Hey Schmenz - Have you seen "No County For Old Men (4 Oscar wins, including Best Picture)? A modern classic. "True Grit," "Miller's Crossing," and "O Brother Where Art Thou" are masterpieces too, and "Fargo," hailed by Roger Ebert, is listed by the American Film Institute as one of the 100 greatest films of all time, ahead of John Ford's "The Searchers" and the first "talkie," "The Jazz Singer." Yes, lots of people are turned off by the Coens' brutal concoction of humor, violence, and anxiety - and besides, they have "Intolerable Cruelty" to answer for - but maybe the instinct to call it "crap" betrays the dread intuition that they're reflecting postmodern man all too well. The canon of classical beauty is as necessary to film as to music and painting - "The Bicycle Thief," Billy Wilder's charm, Capra-esque sentimentality, all of it - but we run the risk of closing our eyes to our own experience in our own age if we fail to heed the meaning and beauty of art created here and now.
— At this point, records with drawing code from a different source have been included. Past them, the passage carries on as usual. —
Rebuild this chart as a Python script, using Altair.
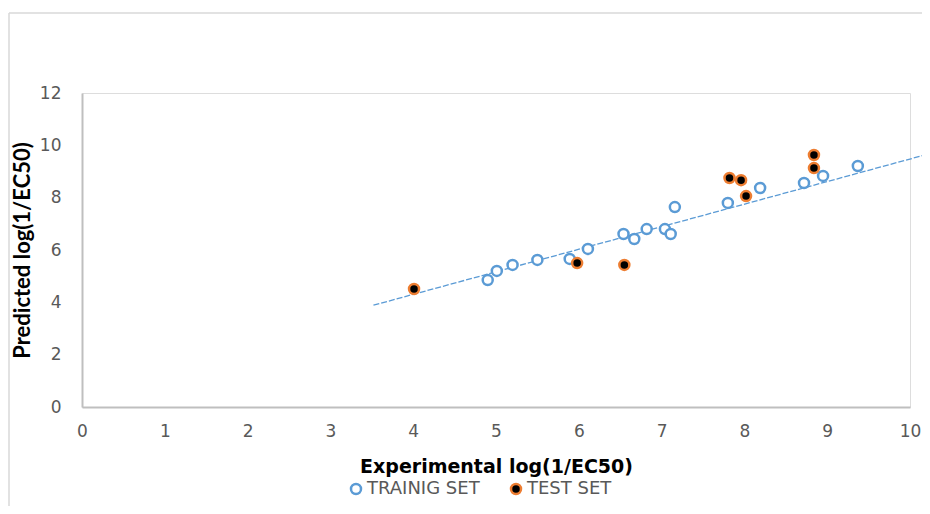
import altair as alt
import pandas as pd

# Data
train_x = [4.90, 5.01, 5.20, 5.50, 5.89, 6.11, 6.54, 6.67, 6.82, 7.04, 7.11, 7.16, 7.80, 8.19, 8.72, 8.95, 9.37]
train_y = [4.85, 5.20, 5.43, 5.62, 5.66, 6.04, 6.61, 6.42, 6.80, 6.80, 6.61, 7.64, 7.80, 8.37, 8.56, 8.83, 9.21]
test_x = [4.01, 5.98, 6.55, 7.82, 7.96, 8.02, 8.84, 8.84]
test_y = [4.51, 5.50, 5.43, 8.75, 8.67, 8.06, 9.63, 9.13]
trend_x = [3.52, 10.2]
trend_y = [3.89, 9.65]
set_names = ["TRAINIG SET", "TEST SET"]
x_ticks = list(range(0, 11))
y_ticks = [0, 2, 4, 6, 8, 10, 12]

pts = pd.DataFrame({
    "x": train_x + test_x,
    "y": train_y + test_y,
    "set": [set_names[0]] * len(train_x) + [set_names[1]] * len(test_x),
})
trend = pd.DataFrame({"x": trend_x, "y": trend_y})

WIDE = "DejaVu Sans"
FONT = "Lato"
GRAY = "#595959"

xs = alt.Scale(domain=[0, 10], nice=False)
ys = alt.Scale(domain=[0, 12], nice=False)

x_axis = alt.Axis(values=x_ticks, format="d", labelFlush=False, title="Experimental log(1/EC50)",
                  grid=False, ticks=False,
                  domainColor="#bfbfbf", domainWidth=2, labelColor=GRAY, labelFontSize=17,
                  labelFont=WIDE, labelPadding=16, titleFont=WIDE, titleFontSize=19,
                  titleFontWeight="bold", titleColor="black", titlePadding=18)
y_axis = alt.Axis(values=y_ticks, format="d", labelFlush=False, title="Predicted log(1/EC50)",
                  grid=False, ticks=False,
                  domainColor="#bfbfbf", domainWidth=2, labelColor=GRAY, labelFontSize=17,
                  labelFont=WIDE, labelPadding=21, titleFont=FONT, titleFontSize=22,
                  titleFontWeight="bold", titleColor="black", titlePadding=5)

line = alt.Chart(trend).mark_line(color="#5b9bd5", strokeWidth=1.3, strokeDash=[6, 2], clip=False).encode(
    x=alt.X("x:Q", scale=xs, axis=x_axis),
    y=alt.Y("y:Q", scale=ys, axis=y_axis),
)

leg = alt.Legend(title=None, orient="none", legendX=265, legendY=387,
                 direction="horizontal", labelFontSize=18, labelColor=GRAY,
                 labelFont=WIDE, symbolSize=100, symbolStrokeWidth=2.5,
                 columnPadding=26, labelOffset=2, padding=0, symbolType="circle")

points = alt.Chart(pts).mark_point(shape="circle", size=100, strokeWidth=2.5, opacity=1, filled=False).encode(
    x=alt.X("x:Q", scale=xs),
    y=alt.Y("y:Q", scale=ys),
    stroke=alt.Stroke("set:N", scale=alt.Scale(domain=set_names, range=["#5b9bd5", "#ed7d31"]), legend=leg),
    fill=alt.Fill("set:N", scale=alt.Scale(domain=set_names, range=["white", "black"]), legend=leg),
    order=alt.Order("set:N", sort="descending"),
)

one = pd.DataFrame({"a": [0]})
border_top = alt.Chart(one).mark_rule(color="#d9d9d9", strokeWidth=1.5).encode(
    x=alt.value(-73), x2=alt.value(840), y=alt.value(-80))
border_left = alt.Chart(one).mark_rule(color="#d9d9d9", strokeWidth=1.5).encode(
    x=alt.value(-73), y=alt.value(-80), y2=alt.value(413))

chart = alt.layer(border_top, border_left, line, points).properties(
    width=828, height=314,
    autosize=alt.AutoSizeParams(type="none"),
    padding={"left": 74, "top": 85, "right": 12, "bottom": 99},
).configure_view(stroke=None).configure(background="white")

chart.save("out.html", embed_options={"renderer": "svg", "actions": False})
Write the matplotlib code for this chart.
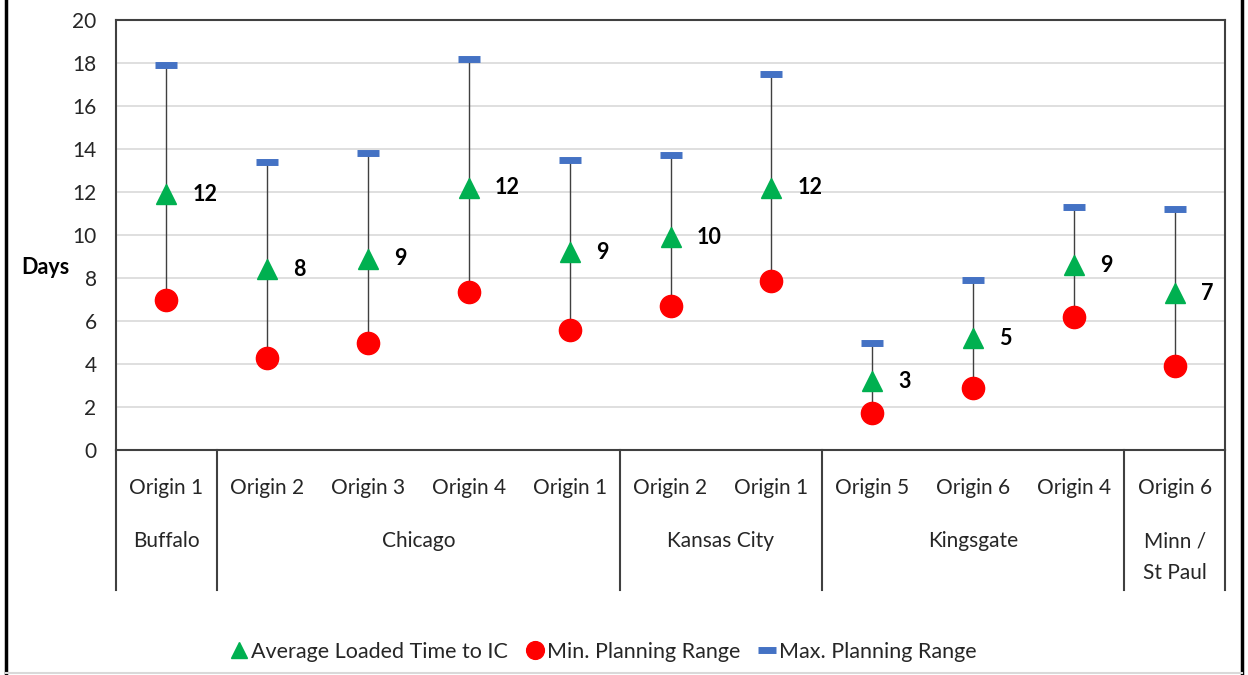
import matplotlib
matplotlib.use("Agg")
import matplotlib.pyplot as plt
from matplotlib.lines import Line2D
import matplotlib.transforms as mtransforms

plt.rcParams['font.family'] = ['Lato', 'DejaVu Sans']

origins = ["Origin 1", "Origin 2", "Origin 3", "Origin 4", "Origin 1",
           "Origin 2", "Origin 1", "Origin 5", "Origin 6", "Origin 4",
           "Origin 6"]
groups = ["Buffalo", "Chicago", "Kansas City", "Kingsgate", "Minn /\nSt Paul"]
group_sizes = [1, 4, 2, 3, 1]

avg_loaded = [11.9, 8.4, 8.9, 12.2, 9.2, 9.9, 12.2, 3.2, 5.2, 8.6, 7.3]
min_range = [7.0, 4.3, 5.0, 7.35, 5.6, 6.7, 7.85, 1.7, 2.9, 6.2, 3.9]
max_range = [17.9, 13.4, 13.8, 18.2, 13.5, 13.7, 17.5, 5.0, 7.9, 11.3, 11.2]

W, H = 1248, 675
fig = plt.figure(figsize=(W / 100, H / 100), dpi=100)
ax = fig.add_axes([116 / W, 1 - 450 / H, (1225 - 116) / W, (450 - 20) / H])

x = list(range(len(origins)))

ax.vlines(x, min_range, max_range, color='#404040', lw=1.0, zorder=2)
ax.plot(x, max_range, ls='none', marker='_', ms=16, mew=5,
        color='#4472C4', zorder=3, label='Max. Planning Range')
ax.plot(x, min_range, ls='none', marker='o', ms=16,
        color='#FF0000', zorder=3, label='Min. Planning Range')
ax.plot(x, avg_loaded, ls='none', marker='^', ms=15,
        color='#00B050', zorder=4, label='Average Loaded Time to IC')

for xi, v in zip(x, avg_loaded):
    ax.annotate(f"{v:.0f}", (xi, v), xytext=(26, 0), textcoords='offset pixels',
                ha='left', va='center', fontsize=15.5, fontweight='bold',
                color='black')

ax.set_xlim(-0.5, len(origins) - 0.5)
ax.set_ylim(0, 20)
ax.set_yticks(range(0, 21, 2))
ax.tick_params(axis='y', length=0, pad=14, labelsize=15, labelcolor='#262626')
ax.set_xticks([])
ax.grid(axis='y', color='#D9D9D9', lw=1.2)
ax.set_axisbelow(True)
for s in ax.spines.values():
    s.set_color('#404040')
    s.set_linewidth(1.5)

# Two-level category axis drawn below the plot
trans = mtransforms.blended_transform_factory(ax.transData, ax.transAxes)
span = 450 - 20


def frac(py):
    return -(py - 450) / span


bottom = frac(590)
for xi, name in zip(x, origins):
    ax.text(xi, frac(488), name, transform=trans, ha='center', va='center',
            fontsize=15, color='#262626')

edge = -0.5
boundaries = [edge]
for g, n in zip(groups, group_sizes):
    centre = edge + n / 2
    for k, line in enumerate(g.split("\n")):
        ax.text(centre, frac(541 + 32 * k), line, transform=trans,
                ha='center', va='center', fontsize=15, color='#262626')
    edge += n
    boundaries.append(edge)
for b in boundaries:
    ax.plot([b, b], [0, bottom], transform=trans, color='#404040', lw=1.5,
            clip_on=False)

fig.text(45 / W, 1 - 268 / H, "Days", ha='center', va='center',
         fontsize=15.5, fontweight='bold')

handles, labels = ax.get_legend_handles_labels()
order = [2, 1, 0]
fig.legend([handles[i] for i in order], [labels[i] for i in order],
           loc='center', bbox_to_anchor=(605 / W, 1 - 652 / H), ncol=3,
           frameon=False, fontsize=15.5, handlelength=0.5, handletextpad=0.3,
           columnspacing=1.0, markerscale=0.8, labelcolor='#262626')

# Outer frame of the chart
fig.add_artist(Line2D([6 / W, 6 / W], [0, 1], color='black', lw=2.5))
fig.add_artist(Line2D([1242 / W, 1242 / W], [0, 1], color='black', lw=2.5))
fig.add_artist(Line2D([6 / W, 1242 / W], [2 / H, 2 / H], color='#D9D9D9', lw=1.5))

fig.savefig("out.png", dpi=100)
Deeming any and all departures from tradition (or "the classics") wrongheaded is wrongheaded. Barron is a shining example of the need to dialogue with the living, breathing culture, and to understand the eternal truths about man and the world being expressed there.

(I have to add that you've charged Catholics for being too "with it" and not traditional enough in this department. This might strike atheists here as ironic, who are used to launching or hearing launched the opposite attack, but in fact the Church has always been charged with both, with equal vigor. A "teachable moment," as they say.)